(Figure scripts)
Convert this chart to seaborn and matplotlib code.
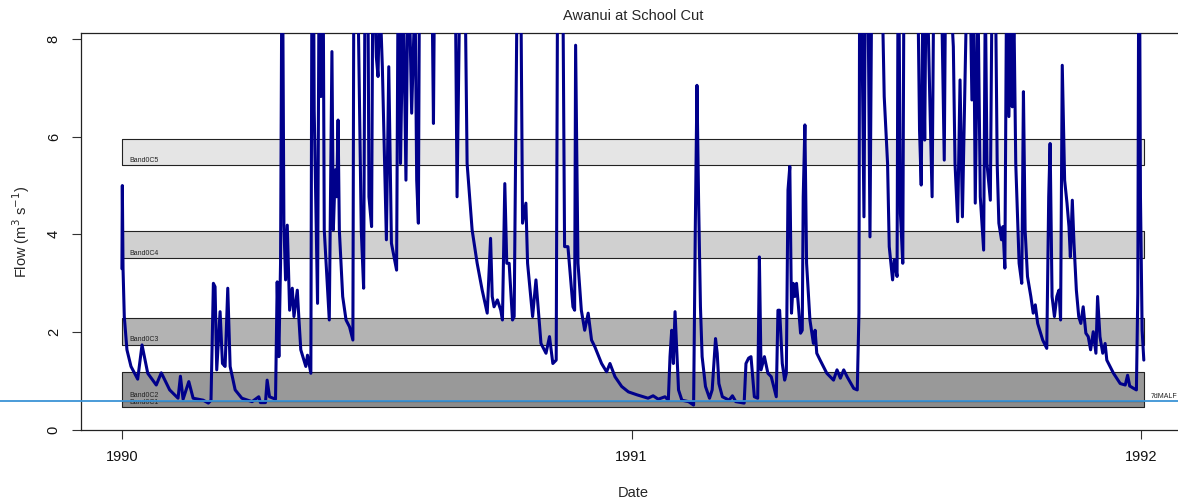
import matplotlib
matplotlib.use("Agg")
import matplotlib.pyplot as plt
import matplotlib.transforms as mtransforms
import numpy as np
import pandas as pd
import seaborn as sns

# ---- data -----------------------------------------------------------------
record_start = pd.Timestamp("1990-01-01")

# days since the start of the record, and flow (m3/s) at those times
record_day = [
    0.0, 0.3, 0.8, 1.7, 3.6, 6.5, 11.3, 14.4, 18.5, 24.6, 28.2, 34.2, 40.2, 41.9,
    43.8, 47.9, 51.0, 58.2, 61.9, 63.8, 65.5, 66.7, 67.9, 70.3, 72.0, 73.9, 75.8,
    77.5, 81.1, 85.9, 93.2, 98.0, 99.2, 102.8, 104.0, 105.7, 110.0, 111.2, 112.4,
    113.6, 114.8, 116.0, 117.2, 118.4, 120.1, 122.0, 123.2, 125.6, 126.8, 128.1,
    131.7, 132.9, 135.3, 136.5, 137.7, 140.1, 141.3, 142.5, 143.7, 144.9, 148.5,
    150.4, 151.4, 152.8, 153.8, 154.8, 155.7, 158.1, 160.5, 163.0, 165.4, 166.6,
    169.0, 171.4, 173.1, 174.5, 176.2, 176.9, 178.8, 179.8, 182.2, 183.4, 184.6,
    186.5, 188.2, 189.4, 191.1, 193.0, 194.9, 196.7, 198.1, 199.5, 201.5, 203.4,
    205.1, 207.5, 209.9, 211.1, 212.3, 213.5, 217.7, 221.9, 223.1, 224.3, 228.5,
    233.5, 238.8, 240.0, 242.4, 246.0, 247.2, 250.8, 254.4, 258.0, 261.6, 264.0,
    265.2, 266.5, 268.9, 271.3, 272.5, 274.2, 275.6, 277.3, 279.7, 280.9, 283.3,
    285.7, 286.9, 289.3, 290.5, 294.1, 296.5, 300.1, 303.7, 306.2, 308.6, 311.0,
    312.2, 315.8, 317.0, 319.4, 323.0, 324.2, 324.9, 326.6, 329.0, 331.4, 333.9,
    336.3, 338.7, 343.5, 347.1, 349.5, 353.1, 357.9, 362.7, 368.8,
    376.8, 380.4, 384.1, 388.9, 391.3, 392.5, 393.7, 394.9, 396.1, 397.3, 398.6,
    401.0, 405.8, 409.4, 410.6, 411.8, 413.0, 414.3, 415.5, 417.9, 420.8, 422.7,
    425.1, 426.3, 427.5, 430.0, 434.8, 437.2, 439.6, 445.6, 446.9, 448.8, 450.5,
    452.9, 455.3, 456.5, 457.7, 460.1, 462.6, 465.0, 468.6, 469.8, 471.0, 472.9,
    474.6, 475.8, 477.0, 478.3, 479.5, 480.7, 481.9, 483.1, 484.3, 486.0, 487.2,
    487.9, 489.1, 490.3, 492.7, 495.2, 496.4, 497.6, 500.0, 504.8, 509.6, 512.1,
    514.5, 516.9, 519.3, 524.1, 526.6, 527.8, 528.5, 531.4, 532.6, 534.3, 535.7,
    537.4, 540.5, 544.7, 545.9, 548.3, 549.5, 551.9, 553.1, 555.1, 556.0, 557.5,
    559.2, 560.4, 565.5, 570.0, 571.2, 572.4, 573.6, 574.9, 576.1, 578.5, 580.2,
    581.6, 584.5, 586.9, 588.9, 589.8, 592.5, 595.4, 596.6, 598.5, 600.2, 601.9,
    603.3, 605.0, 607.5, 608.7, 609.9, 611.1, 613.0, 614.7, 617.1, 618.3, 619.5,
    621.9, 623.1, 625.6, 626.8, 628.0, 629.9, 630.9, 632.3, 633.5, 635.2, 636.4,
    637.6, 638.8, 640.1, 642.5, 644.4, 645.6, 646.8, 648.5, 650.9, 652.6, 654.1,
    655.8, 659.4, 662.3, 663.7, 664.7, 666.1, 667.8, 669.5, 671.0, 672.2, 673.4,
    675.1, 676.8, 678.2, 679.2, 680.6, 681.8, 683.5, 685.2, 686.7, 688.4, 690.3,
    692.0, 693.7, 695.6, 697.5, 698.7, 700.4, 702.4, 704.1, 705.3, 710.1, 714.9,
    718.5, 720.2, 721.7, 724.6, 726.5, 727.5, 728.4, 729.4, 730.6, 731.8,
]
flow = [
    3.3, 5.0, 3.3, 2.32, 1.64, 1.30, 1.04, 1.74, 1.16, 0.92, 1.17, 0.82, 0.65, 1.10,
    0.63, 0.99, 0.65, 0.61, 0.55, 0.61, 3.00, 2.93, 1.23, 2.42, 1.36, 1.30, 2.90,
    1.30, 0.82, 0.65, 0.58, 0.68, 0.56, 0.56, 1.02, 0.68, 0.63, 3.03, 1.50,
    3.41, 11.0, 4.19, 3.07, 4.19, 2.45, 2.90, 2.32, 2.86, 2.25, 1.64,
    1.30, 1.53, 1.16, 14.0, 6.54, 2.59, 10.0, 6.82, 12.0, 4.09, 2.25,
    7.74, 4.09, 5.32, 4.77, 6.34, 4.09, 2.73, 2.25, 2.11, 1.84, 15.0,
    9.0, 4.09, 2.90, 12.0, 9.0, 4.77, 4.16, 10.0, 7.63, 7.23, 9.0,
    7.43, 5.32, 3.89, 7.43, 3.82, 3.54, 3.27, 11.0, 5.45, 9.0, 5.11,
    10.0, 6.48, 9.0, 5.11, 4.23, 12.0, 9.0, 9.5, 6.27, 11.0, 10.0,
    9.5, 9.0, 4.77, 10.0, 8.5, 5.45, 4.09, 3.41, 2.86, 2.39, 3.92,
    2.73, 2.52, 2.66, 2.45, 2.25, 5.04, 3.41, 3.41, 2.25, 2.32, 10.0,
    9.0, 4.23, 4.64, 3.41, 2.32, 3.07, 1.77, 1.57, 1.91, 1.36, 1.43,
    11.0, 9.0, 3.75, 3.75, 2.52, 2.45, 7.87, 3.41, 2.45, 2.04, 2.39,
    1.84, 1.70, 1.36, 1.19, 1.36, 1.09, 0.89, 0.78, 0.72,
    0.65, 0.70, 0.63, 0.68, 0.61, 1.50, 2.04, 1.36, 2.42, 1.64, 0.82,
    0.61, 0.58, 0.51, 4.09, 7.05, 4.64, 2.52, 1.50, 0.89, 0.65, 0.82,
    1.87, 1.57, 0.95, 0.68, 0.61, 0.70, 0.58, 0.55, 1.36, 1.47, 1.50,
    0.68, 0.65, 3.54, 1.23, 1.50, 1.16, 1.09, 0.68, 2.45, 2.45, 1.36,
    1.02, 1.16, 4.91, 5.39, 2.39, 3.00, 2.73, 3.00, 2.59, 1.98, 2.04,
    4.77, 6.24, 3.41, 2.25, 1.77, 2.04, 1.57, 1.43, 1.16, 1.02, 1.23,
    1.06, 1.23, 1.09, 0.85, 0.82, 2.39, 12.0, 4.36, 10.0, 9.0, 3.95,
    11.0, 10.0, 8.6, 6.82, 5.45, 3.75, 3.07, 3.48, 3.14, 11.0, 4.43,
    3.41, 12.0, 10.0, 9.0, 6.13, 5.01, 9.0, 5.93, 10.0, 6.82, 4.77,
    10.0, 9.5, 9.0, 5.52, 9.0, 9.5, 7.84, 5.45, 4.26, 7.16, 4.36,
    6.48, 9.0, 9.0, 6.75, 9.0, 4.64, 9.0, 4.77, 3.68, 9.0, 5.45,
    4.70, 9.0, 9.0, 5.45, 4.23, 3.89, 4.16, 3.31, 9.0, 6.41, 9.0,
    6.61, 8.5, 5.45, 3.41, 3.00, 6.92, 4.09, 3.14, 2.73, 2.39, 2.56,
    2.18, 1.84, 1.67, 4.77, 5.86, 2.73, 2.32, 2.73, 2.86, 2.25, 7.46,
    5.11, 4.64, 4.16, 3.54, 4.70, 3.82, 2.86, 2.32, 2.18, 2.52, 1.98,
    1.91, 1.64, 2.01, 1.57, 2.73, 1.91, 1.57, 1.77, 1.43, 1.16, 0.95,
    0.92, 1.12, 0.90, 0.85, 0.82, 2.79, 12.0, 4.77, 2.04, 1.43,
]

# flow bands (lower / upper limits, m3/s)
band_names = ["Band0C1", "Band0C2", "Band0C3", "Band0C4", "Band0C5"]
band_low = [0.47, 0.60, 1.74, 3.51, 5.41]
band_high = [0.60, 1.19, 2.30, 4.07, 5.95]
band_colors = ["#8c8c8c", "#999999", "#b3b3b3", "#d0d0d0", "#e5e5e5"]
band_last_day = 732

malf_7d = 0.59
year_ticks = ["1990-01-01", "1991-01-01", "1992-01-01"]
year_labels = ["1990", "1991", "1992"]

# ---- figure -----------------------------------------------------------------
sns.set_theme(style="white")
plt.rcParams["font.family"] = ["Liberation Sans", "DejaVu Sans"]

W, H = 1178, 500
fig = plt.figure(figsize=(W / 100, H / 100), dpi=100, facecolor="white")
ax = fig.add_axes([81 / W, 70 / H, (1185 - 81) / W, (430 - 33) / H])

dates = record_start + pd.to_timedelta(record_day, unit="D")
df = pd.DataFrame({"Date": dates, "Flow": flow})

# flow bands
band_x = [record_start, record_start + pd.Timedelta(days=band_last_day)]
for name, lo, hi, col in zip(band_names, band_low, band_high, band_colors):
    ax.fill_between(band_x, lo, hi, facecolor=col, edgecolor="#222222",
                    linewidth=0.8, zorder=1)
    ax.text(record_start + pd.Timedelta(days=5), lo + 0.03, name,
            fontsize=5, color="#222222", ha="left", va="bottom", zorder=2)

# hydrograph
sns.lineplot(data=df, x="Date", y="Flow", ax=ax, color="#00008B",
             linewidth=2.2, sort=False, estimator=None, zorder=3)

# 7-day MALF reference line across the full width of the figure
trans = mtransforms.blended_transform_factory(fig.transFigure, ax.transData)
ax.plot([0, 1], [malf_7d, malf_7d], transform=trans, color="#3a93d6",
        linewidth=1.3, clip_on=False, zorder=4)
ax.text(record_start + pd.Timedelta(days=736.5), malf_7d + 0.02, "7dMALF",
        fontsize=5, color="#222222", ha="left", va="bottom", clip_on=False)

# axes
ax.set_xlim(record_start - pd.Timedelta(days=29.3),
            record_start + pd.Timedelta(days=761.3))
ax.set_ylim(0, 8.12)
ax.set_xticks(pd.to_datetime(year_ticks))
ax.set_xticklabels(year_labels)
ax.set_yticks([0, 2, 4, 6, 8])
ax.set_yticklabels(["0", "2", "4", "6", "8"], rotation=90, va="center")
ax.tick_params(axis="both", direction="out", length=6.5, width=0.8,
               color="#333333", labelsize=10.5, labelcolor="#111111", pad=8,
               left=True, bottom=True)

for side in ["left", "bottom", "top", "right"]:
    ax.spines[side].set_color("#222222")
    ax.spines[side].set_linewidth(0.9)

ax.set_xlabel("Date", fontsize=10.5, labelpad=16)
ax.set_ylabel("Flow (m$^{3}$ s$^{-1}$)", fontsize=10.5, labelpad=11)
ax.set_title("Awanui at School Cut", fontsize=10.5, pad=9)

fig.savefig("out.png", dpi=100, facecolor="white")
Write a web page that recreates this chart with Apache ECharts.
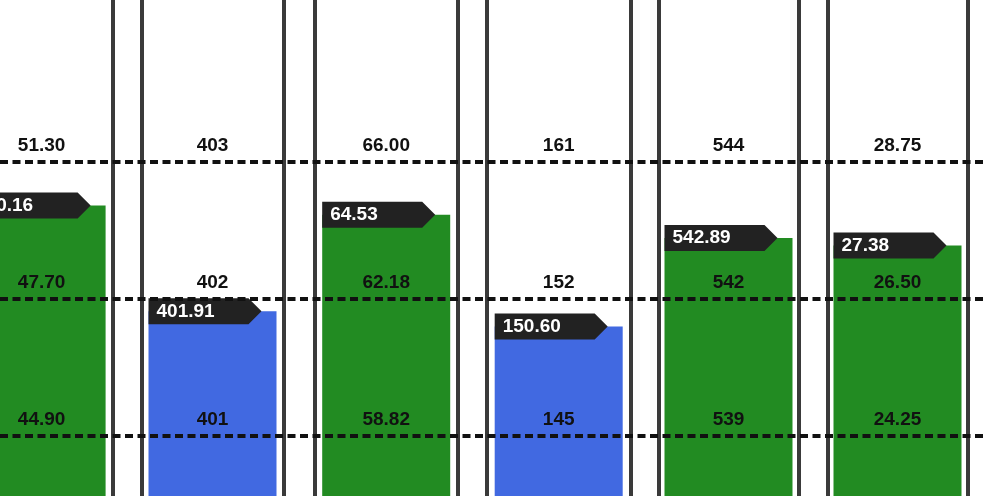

### Given task
Identify each line of the material where the word "this" shows up, and copy it.

### Answer to the task
Convert this chart to seaborn and matplotlib code.
Write a web page that recreates this chart with Apache ECharts.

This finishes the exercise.